# hornwort turning hard and losing needles



## hi-revs (Nov 3, 2010)

I know hornworts should be a no brainer plant to grow. But i cant grow it!!!!

Anyways, i got my hornwort from my dads tank at his place and they grow lush and full there. 3 days in my tank, and ive got a tank full of needles clogging up everything.

My dads tank isnt anywhere near hi-tech. Only lighting is a normal house light bulb, that can be purchased anywhere.
It stays on about 9hrs. And he seems to have no difficulties growing many different plants.

In my tank im running 6500k HO daytime lighting which stays on for 8hrs daily.

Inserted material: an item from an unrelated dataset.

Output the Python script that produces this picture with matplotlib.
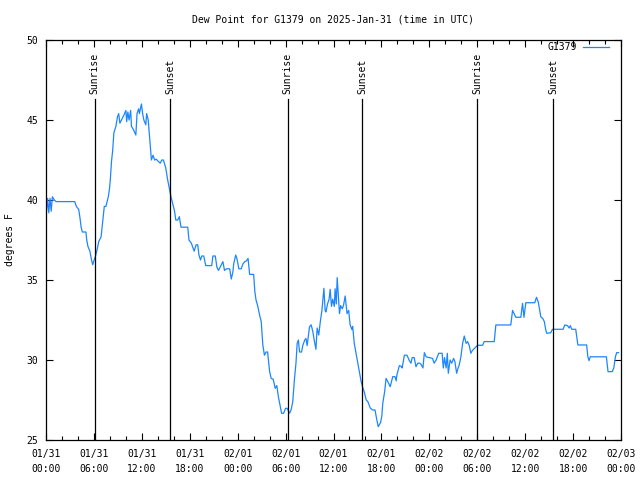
import matplotlib
matplotlib.use('Agg')
import matplotlib.pyplot as plt

# hours since 2025-01-31 00:00 UTC
hours = [
    0.05, 0.2, 0.35, 0.5, 0.65, 0.8, 1.05, 1.25, 3.6, 3.8, 4.1, 4.25, 4.4, 4.55,
    5.0, 5.1, 5.25, 5.5, 5.7, 5.85, 6.0, 6.2, 6.4, 6.6, 6.9, 7.0, 7.15, 7.3, 7.5,
    7.8, 7.95, 8.05, 8.2, 8.35, 8.5, 8.75, 8.95, 9.1, 9.25, 9.45, 9.75, 10.0, 10.1,
    10.25, 10.4, 10.6, 10.7, 10.95, 11.25, 11.4, 11.6, 11.7, 11.95, 12.1, 12.25,
    12.5, 12.6, 12.8, 13.0, 13.2, 13.4, 13.6, 13.8, 14.1, 14.3, 14.5, 14.7, 15.0,
    15.2, 15.5, 15.65, 15.9, 16.1, 16.25, 16.5, 16.7, 16.9, 17.75, 17.9, 18.2,
    18.55, 18.8, 19.0, 19.15, 19.35, 19.5, 19.75, 20.0, 20.75, 20.9, 21.2, 21.4,
    21.6, 21.8, 22.15, 22.35, 22.6, 23.0, 23.2, 23.4, 23.5, 23.75, 23.9, 24.15,
    24.45, 24.65, 24.9, 25.1, 25.3, 25.5, 26.0, 26.15, 26.3, 26.5, 26.75, 26.95,
    27.15, 27.35, 27.55, 27.75, 28.0, 28.2, 28.45, 28.7, 28.9, 29.1, 29.3, 29.5,
    29.75, 30.0, 30.2, 30.5, 30.7, 30.9, 31.1, 31.3, 31.45, 31.6, 31.75, 32.0,
    32.15, 32.4, 32.55, 32.7, 33.0, 33.2, 33.4, 33.6, 33.8, 33.95, 34.15, 34.35,
    34.55, 34.8, 34.95, 35.05, 35.25, 35.45, 35.58, 35.75, 35.9, 36.1, 36.2, 36.35,
    36.46, 36.6, 36.75, 36.9, 37.1, 37.25, 37.46, 37.7, 37.9, 38.08, 38.3, 38.4,
    38.6, 38.83, 39.05, 39.25, 39.46, 39.65, 39.85, 40.1, 40.3, 40.6, 40.9, 41.2,
    41.35, 41.6, 41.9, 42.05, 42.17, 42.4, 42.58, 42.85, 43.1, 43.42, 43.7, 43.85,
    43.95, 44.25, 44.5, 44.6, 44.875, 45.2, 45.5, 45.7, 45.85, 46.1, 46.33, 46.55,
    46.8, 47.0, 47.2, 47.375, 47.6, 48.0, 48.4, 48.6, 48.85, 49.17, 49.6, 49.75,
    49.9, 50.1, 50.25, 50.375, 50.6, 50.8, 51.04, 51.2, 51.42, 51.6, 51.75, 51.95,
    52.17, 52.375, 52.6, 52.8, 53.0, 53.2, 53.4, 53.6, 53.8, 54.04, 54.67, 54.875,
    56.125, 56.33, 58.2, 58.42, 58.83, 59.46, 59.67, 59.85, 60.08, 61.2, 61.42,
    61.65, 61.96, 62.2, 62.4, 62.58, 62.7, 63.2, 63.42, 64.75, 64.96, 65.3, 65.5,
    65.65, 65.83, 66.33, 66.6, 67.7, 67.85, 68.0, 68.15, 70.17, 70.375, 70.9,
    71.1, 71.3, 71.46, 71.7,
]
dew_f = [
    39.2, 40.1, 39.2, 40.1, 39.3, 40.2, 40.0, 39.9, 39.9, 39.6, 39.4, 38.9, 38.3, 38.0,
    38.0, 37.5, 37.1, 36.8, 36.25, 35.95, 36.2, 36.5, 36.9, 37.4, 37.7, 38.2, 38.9, 39.6, 39.6,
    40.2, 40.7, 41.25, 42.4, 43.1, 44.2, 44.6, 45.2, 45.4, 44.8, 45.0, 45.3, 45.6, 44.9,
    45.5, 45.0, 45.6, 44.6, 44.4, 44.06, 45.4, 45.7, 45.4, 46.0, 45.4, 45.0,
    44.7, 45.4, 45.0, 43.75, 42.5, 42.8, 42.5, 42.55, 42.4, 42.3, 42.5, 42.5, 42.0,
    41.35, 40.6, 40.2, 39.7, 39.3, 38.75, 38.75, 38.96, 38.3, 38.3, 37.5, 37.3,
    36.8, 37.2, 37.2, 36.56, 36.25, 36.5, 36.5, 35.9, 35.9, 36.5, 36.5, 35.8,
    35.6, 35.8, 36.15, 35.6, 35.7, 35.7, 35.06, 35.5, 36.0, 36.56, 36.35, 35.7,
    35.7, 36.0, 36.15, 36.2, 36.35, 35.35, 35.35, 34.27, 33.75, 33.4, 32.8, 32.4,
    30.94, 30.3, 30.5, 30.5, 29.27, 28.85, 28.8, 28.23, 28.4, 27.7, 27.19, 26.67,
    26.67, 26.98, 26.98, 26.67, 26.9, 27.4, 28.75, 29.8, 31.04, 31.25, 30.5, 30.5,
    30.9, 31.25, 31.35, 30.9, 32.08, 32.2, 31.8, 31.2, 30.67, 32.0, 31.56, 32.4,
    33.1, 34.48, 33.1, 33.0, 33.5, 33.8, 34.42, 33.35, 33.8, 33.35, 34.45, 33.5,
    35.15, 34.1, 32.9, 33.4, 33.2, 33.4, 34.0, 32.9, 33.1, 32.2, 31.9, 32.1,
    31.04, 30.4, 29.8, 29.2, 28.65, 28.3, 28.0, 27.5, 27.4, 27.0, 26.875, 26.875,
    26.46, 25.83, 26.1, 26.5, 27.3, 28.0, 28.85, 28.6, 28.33, 28.96, 28.96, 28.7,
    29.1, 29.65, 29.6, 29.5, 30.3, 30.3, 29.96, 29.8, 30.15, 30.15, 29.58, 29.8,
    29.8, 29.7, 29.5, 30.46, 30.2, 30.15, 30.1, 29.8, 30.0, 30.42, 30.42, 29.5,
    30.15, 29.5, 30.42, 29.17, 30.0, 29.8, 30.1, 29.9, 29.17, 29.5, 29.7, 30.2,
    31.04, 31.5, 31.04, 31.15, 30.9, 30.42, 30.6, 30.7, 30.8, 30.92, 30.92, 31.15,
    31.15, 32.19, 32.19, 33.1, 32.67, 32.67, 33.54, 32.67, 33.58, 33.58, 33.92,
    33.6, 32.7, 32.6, 32.4, 31.875, 31.67, 31.7, 31.92, 31.92, 32.19, 32.15, 32.0,
    32.15, 31.92, 31.92, 30.94, 30.94, 30.2, 29.96, 30.2, 30.2, 29.27, 29.27,
    29.5, 30.2, 30.46, 30.46,
]

sun_hours = [6.12, 15.58, 30.25, 39.6, 54.0, 63.5]
sun_labels = ['Sunrise', 'Sunset', 'Sunrise', 'Sunset', 'Sunrise', 'Sunset']

xtick_hours = list(range(0, 73, 6))
xtick_labels = ['01/31\n00:00', '01/31\n06:00', '01/31\n12:00', '01/31\n18:00',
                '02/01\n00:00', '02/01\n06:00', '02/01\n12:00', '02/01\n18:00',
                '02/02\n00:00', '02/02\n06:00', '02/02\n12:00', '02/02\n18:00',
                '02/03\n00:00']
ytick_values = [25, 30, 35, 40, 45, 50]

plt.rcParams['font.family'] = 'DejaVu Sans Mono'
plt.rcParams['font.size'] = 7

fig = plt.figure(figsize=(6.4, 4.8), dpi=100)
ax = fig.add_axes([46 / 640, 40 / 480, 575 / 640, 400 / 480])

ax.plot(hours, dew_f, color='#1c86ff', lw=0.9, label='G1379')

# sunrise / sunset markers
for h, lab in zip(sun_hours, sun_labels):
    ax.plot([h, h], [25, 46.3], color='black', lw=0.9)
    ax.text(h, 46.6, lab, rotation=90, ha='center', va='bottom')

ax.set_xlim(0, 72)
ax.set_ylim(25, 50)
ax.set_xticks(xtick_hours)
ax.set_xticklabels(xtick_labels, linespacing=1.6)
ax.set_xticks(range(0, 73, 2), minor=True)
ax.set_yticks(ytick_values)
ax.tick_params(which='both', direction='in', top=True, right=True, width=0.8)
ax.tick_params(which='major', length=5)
ax.tick_params(which='minor', length=3)
ax.tick_params(axis='x', pad=6.5)
ax.tick_params(axis='y', pad=5.8)
for s in ax.spines.values():
    s.set_linewidth(0.9)

ax.set_ylabel('degrees F')
ax.yaxis.set_label_coords(-0.054, 0.5)

fig.text(333 / 640, 1 - 20 / 480, 'Dew Point for G1379 on 2025-Jan-31 (time in UTC)',
         ha='center', va='center')

ax.legend(loc='upper right', bbox_to_anchor=(609 / 640, 1 - 42 / 480),
          bbox_transform=fig.transFigure, frameon=False, markerfirst=False,
          handlelength=2.7, handletextpad=0.6, borderpad=0, borderaxespad=0)

fig.savefig('out.png', dpi=100)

Any reason for them not to flourish in my tank?? Both tanks are kept at 80F.
ive heard theyll grow just in a bucket placed under sunlight! Pretty idiot proof! LOL! But ive never been able to grow them in my tank... 2 full ziplock bags full of hornworts will literally all die, or most will start dieing in a weeks time.

Thoughts??

P.s. when i handle them at my dads theyre soft and "full" feeling. Whats left of mine feels hard and "hollow", if you know what i mean.


----------



## Diztrbd1 (Apr 21, 2010)

Havent had it ina while myself, but maybe it's the HO lighting. Strangely mine grew like wildfire under any other lighting, but died off when I introduced the HO lighting as well.


----------



## hi-revs (Nov 3, 2010)

Huh. Thats weird. So theyre possibly getting too much light?


----------



## Diztrbd1 (Apr 21, 2010)

I cant believe lighting would really be the cause. I have read that it can suck all the nutrients from the water column in no time and will die if not fertilized. Which that would make sense being brighter light should cause it to grow faster in turn using more nutrients from the water column. But I am no expert lol we will see what they have to say


----------



## Niku (Feb 11, 2014)

Its a little hot ... Theoretically it should grow pretty much anywhere but not a lot of aquarium plants like temp much higher then 78... I had hornwort in my catfish tank to deal with there dirty habits and I found it died off a bit in the summer when the heat of my house raised tank temp above 80


----------